Directive:
Write the records out again exactly, leaving no images in.

Data in this exercise:
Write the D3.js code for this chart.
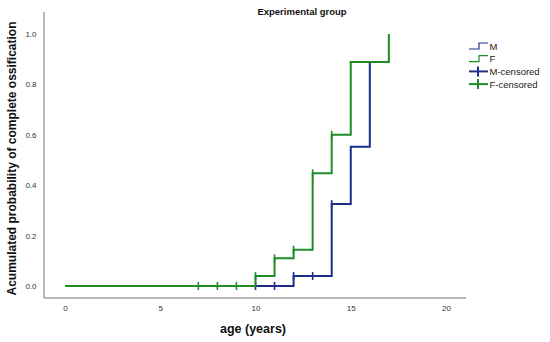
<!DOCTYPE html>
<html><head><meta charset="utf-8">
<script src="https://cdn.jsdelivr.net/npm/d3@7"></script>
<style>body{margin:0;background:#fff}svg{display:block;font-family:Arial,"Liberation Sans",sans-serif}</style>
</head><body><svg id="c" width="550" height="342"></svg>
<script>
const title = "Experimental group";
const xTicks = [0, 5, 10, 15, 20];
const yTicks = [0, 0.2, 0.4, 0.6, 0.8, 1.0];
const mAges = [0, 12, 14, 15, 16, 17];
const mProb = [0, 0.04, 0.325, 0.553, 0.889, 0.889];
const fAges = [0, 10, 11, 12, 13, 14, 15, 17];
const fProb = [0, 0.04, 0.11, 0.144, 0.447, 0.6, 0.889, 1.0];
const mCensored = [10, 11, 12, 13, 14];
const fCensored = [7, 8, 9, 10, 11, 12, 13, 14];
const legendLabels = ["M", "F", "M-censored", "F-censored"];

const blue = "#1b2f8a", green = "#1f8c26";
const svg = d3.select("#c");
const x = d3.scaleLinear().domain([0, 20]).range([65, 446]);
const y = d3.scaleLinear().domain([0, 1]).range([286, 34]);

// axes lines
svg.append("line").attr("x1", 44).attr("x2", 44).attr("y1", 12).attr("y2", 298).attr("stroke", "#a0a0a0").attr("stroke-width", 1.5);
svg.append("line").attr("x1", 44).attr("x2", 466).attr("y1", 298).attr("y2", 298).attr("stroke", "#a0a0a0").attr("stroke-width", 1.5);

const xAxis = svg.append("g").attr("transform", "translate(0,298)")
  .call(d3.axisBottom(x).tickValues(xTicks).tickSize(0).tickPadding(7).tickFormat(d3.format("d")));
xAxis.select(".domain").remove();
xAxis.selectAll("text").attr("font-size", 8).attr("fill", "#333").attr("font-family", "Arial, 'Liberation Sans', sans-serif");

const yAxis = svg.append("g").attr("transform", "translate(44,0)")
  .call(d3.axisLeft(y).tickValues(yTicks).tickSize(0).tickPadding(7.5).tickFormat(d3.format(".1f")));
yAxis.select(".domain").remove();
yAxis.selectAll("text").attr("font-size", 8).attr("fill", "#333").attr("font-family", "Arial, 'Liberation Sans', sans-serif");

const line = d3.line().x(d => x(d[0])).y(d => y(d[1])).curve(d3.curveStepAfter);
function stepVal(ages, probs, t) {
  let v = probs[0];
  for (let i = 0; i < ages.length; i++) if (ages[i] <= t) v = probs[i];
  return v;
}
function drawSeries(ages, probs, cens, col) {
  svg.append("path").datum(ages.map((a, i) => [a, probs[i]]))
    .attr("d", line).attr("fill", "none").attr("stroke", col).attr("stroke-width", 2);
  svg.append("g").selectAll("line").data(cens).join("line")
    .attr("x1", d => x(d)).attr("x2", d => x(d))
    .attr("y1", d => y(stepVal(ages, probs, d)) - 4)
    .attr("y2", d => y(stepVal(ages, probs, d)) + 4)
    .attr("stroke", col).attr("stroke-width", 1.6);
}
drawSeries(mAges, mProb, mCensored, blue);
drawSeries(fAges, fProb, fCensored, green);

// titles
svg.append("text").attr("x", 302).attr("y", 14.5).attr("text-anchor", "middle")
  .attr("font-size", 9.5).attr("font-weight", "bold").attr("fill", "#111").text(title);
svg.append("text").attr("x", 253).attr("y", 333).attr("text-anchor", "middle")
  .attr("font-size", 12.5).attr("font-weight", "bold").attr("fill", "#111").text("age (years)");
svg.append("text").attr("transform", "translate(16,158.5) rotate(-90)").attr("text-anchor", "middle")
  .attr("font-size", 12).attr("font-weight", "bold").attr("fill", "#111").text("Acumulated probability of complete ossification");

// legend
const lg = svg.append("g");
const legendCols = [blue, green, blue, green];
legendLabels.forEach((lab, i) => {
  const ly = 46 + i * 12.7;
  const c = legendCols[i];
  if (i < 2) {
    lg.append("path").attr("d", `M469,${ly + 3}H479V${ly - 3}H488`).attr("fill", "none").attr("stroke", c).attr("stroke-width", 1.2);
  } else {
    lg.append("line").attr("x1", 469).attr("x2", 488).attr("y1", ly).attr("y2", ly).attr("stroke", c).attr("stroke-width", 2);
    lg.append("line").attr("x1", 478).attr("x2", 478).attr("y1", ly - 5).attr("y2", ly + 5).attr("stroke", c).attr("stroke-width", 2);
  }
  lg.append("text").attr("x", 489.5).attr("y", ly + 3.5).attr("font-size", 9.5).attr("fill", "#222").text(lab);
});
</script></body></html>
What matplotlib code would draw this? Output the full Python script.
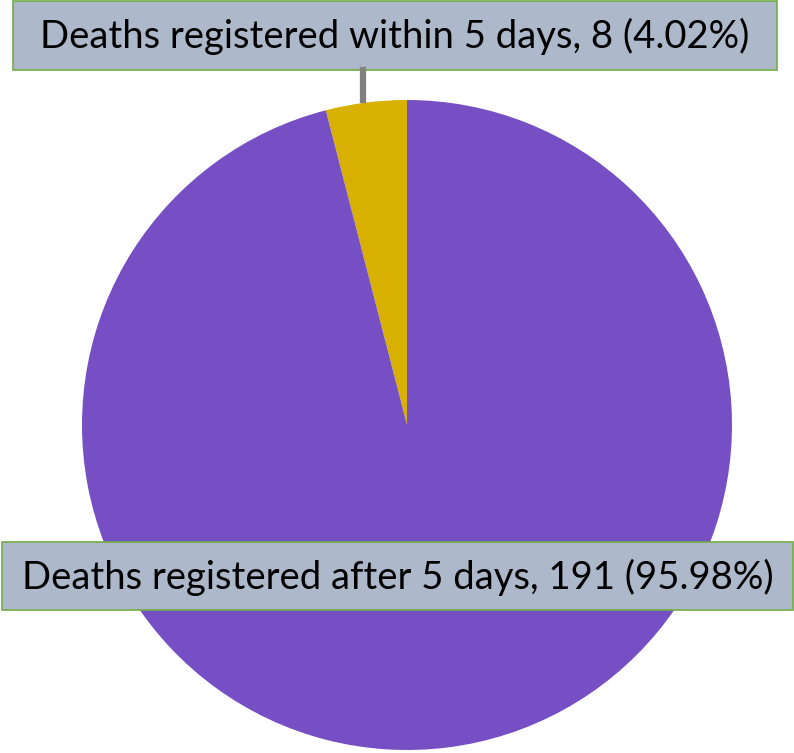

Finished exercise:
Write the D3.js code for this chart.
<!DOCTYPE html>
<html><head><meta charset="utf-8">
<script src="https://cdn.jsdelivr.net/npm/d3@7"></script>
<style>body{margin:0;background:#fff}svg{display:block;font-family:Arial,"Liberation Sans",sans-serif}</style>
</head><body><svg id="c" width="550" height="342"></svg>
<script>
const title = "Experimental group";
const xTicks = [0, 5, 10, 15, 20];
const yTicks = [0, 0.2, 0.4, 0.6, 0.8, 1.0];
const mAges = [0, 12, 14, 15, 16, 17];
const mProb = [0, 0.04, 0.325, 0.553, 0.889, 0.889];
const fAges = [0, 10, 11, 12, 13, 14, 15, 17];
const fProb = [0, 0.04, 0.11, 0.144, 0.447, 0.6, 0.889, 1.0];
const mCensored = [10, 11, 12, 13, 14];
const fCensored = [7, 8, 9, 10, 11, 12, 13, 14];
const legendLabels = ["M", "F", "M-censored", "F-censored"];

const blue = "#1b2f8a", green = "#1f8c26";
const svg = d3.select("#c");
const x = d3.scaleLinear().domain([0, 20]).range([65, 446]);
const y = d3.scaleLinear().domain([0, 1]).range([286, 34]);

// axes lines
svg.append("line").attr("x1", 44).attr("x2", 44).attr("y1", 12).attr("y2", 298).attr("stroke", "#a0a0a0").attr("stroke-width", 1.5);
svg.append("line").attr("x1", 44).attr("x2", 466).attr("y1", 298).attr("y2", 298).attr("stroke", "#a0a0a0").attr("stroke-width", 1.5);

const xAxis = svg.append("g").attr("transform", "translate(0,298)")
  .call(d3.axisBottom(x).tickValues(xTicks).tickSize(0).tickPadding(7).tickFormat(d3.format("d")));
xAxis.select(".domain").remove();
xAxis.selectAll("text").attr("font-size", 8).attr("fill", "#333").attr("font-family", "Arial, 'Liberation Sans', sans-serif");

const yAxis = svg.append("g").attr("transform", "translate(44,0)")
  .call(d3.axisLeft(y).tickValues(yTicks).tickSize(0).tickPadding(7.5).tickFormat(d3.format(".1f")));
yAxis.select(".domain").remove();
yAxis.selectAll("text").attr("font-size", 8).attr("fill", "#333").attr("font-family", "Arial, 'Liberation Sans', sans-serif");

const line = d3.line().x(d => x(d[0])).y(d => y(d[1])).curve(d3.curveStepAfter);
function stepVal(ages, probs, t) {
  let v = probs[0];
  for (let i = 0; i < ages.length; i++) if (ages[i] <= t) v = probs[i];
  return v;
}
function drawSeries(ages, probs, cens, col) {
  svg.append("path").datum(ages.map((a, i) => [a, probs[i]]))
    .attr("d", line).attr("fill", "none").attr("stroke", col).attr("stroke-width", 2);
  svg.append("g").selectAll("line").data(cens).join("line")
    .attr("x1", d => x(d)).attr("x2", d => x(d))
    .attr("y1", d => y(stepVal(ages, probs, d)) - 4)
    .attr("y2", d => y(stepVal(ages, probs, d)) + 4)
    .attr("stroke", col).attr("stroke-width", 1.6);
}
drawSeries(mAges, mProb, mCensored, blue);
drawSeries(fAges, fProb, fCensored, green);

// titles
svg.append("text").attr("x", 302).attr("y", 14.5).attr("text-anchor", "middle")
  .attr("font-size", 9.5).attr("font-weight", "bold").attr("fill", "#111").text(title);
svg.append("text").attr("x", 253).attr("y", 333).attr("text-anchor", "middle")
  .attr("font-size", 12.5).attr("font-weight", "bold").attr("fill", "#111").text("age (years)");
svg.append("text").attr("transform", "translate(16,158.5) rotate(-90)").attr("text-anchor", "middle")
  .attr("font-size", 12).attr("font-weight", "bold").attr("fill", "#111").text("Acumulated probability of complete ossification");

// legend
const lg = svg.append("g");
const legendCols = [blue, green, blue, green];
legendLabels.forEach((lab, i) => {
  const ly = 46 + i * 12.7;
  const c = legendCols[i];
  if (i < 2) {
    lg.append("path").attr("d", `M469,${ly + 3}H479V${ly - 3}H488`).attr("fill", "none").attr("stroke", c).attr("stroke-width", 1.2);
  } else {
    lg.append("line").attr("x1", 469).attr("x2", 488).attr("y1", ly).attr("y2", ly).attr("stroke", c).attr("stroke-width", 2);
    lg.append("line").attr("x1", 478).attr("x2", 478).attr("y1", ly - 5).attr("y2", ly + 5).attr("stroke", c).attr("stroke-width", 2);
  }
  lg.append("text").attr("x", 489.5).attr("y", ly + 3.5).attr("font-size", 9.5).attr("fill", "#222").text(lab);
});
</script></body></html>
What matplotlib code would draw this? Output the full Python script.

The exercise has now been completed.